Columbus Day weekend is the fall sailboat show, and pretty much end of sailing season in Annapolis, but it found us warm and secure at Isle of Palms (just north of Charleston, SC).  Boating season here was still in full swing and there was a non-stop parade of watercraft off the stern of our boat, everything from stand-up paddleboards and jetskis, sailboats and powerboats in a range of sizes.  We were docked next to the eco-tours charter boat, and had lots of interesting conversations with the captain and crew.  And when they came back from trips with more leftover food and wine than they could use and offered it to us, who were we to refuse?

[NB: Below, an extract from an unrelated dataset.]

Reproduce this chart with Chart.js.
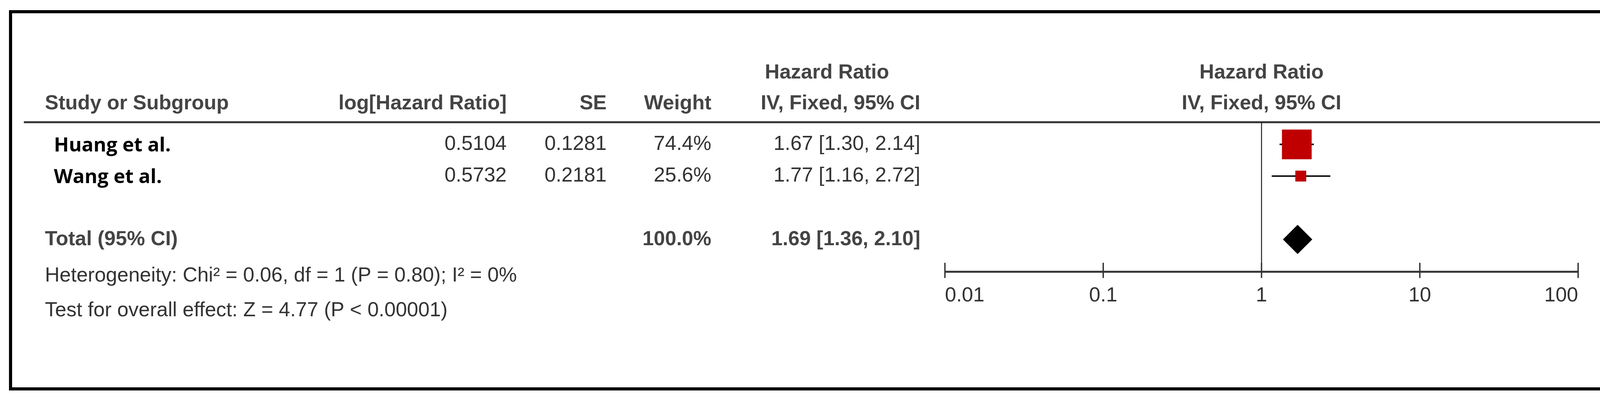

My wonderful sister-in-law Karen and her husband James just love the Myrtle Beach area, and have been visiting for many years.  It always baffled me because they seem to love nature and quiet, but the one time we visited the town we saw a bustling boardwalk with a big ferris wheel and lots of tacky tourist shops; didn't seem like them at all.
Myrtle Beach boardwalk and Ferris wheel, photo from here
So this trip, we arranged to dock at a marina not too far from where they were camped in their travel trailer, and asked them to show us what was special to them about the town.  And she really took the task to heart!  They spent the day driving us here and there, their favorite fishing pier, the hotel they stayed at 20 years ago when it had another owner, the Walmart that was built where a popular miniature golf course used to be, memories of the changes the town has gone through.  They commented on the run-down areas and the glitzy new built-up ones, and took us to check out a marina in the heart of the action as an alternative to the quiet, wooded one we were staying at, since without a car the entertainment options are limited.  We also spent some time exploring their camper, and chatting about the similarities and differences between it and our boat.  Our spaces share the same extreme efficiency of space where all the furniture is either built in or folds down (or folds up), and storage is in whatever odd corner or nook or cranny that isn't otherwise occupied.  Unlike our boat, though, her camper stays FLAT -- all the time!  And even if you mess up, it can't sink!  On the other hand, we can jump off the back of ours to go for a swim.  We don't have to be quite as careful about the added weight of our possessions, since we have a whole hull to hold ours up instead of 4 tires.  And we have unlimited salt water available to flush with.  The funniest coincidence of all though, is that the place they are camped is an RV resort called Pirateland. She insisted they chose the place for its amenities rather than because its piratey theme, which was carried out throughout the park, made her think of us.

In the registration office of PirateLand.
Who would've thought a brother and sister from landlocked Kansas
would both be drawn to the ocean as adults?

They even had this life-size guy swinging from the ceiling





There are some places that we seem to miss every time we come through, or that other people rave about that we just can't understand the attraction.  We made a point of trying to spend time in some of these bypassed places this trip.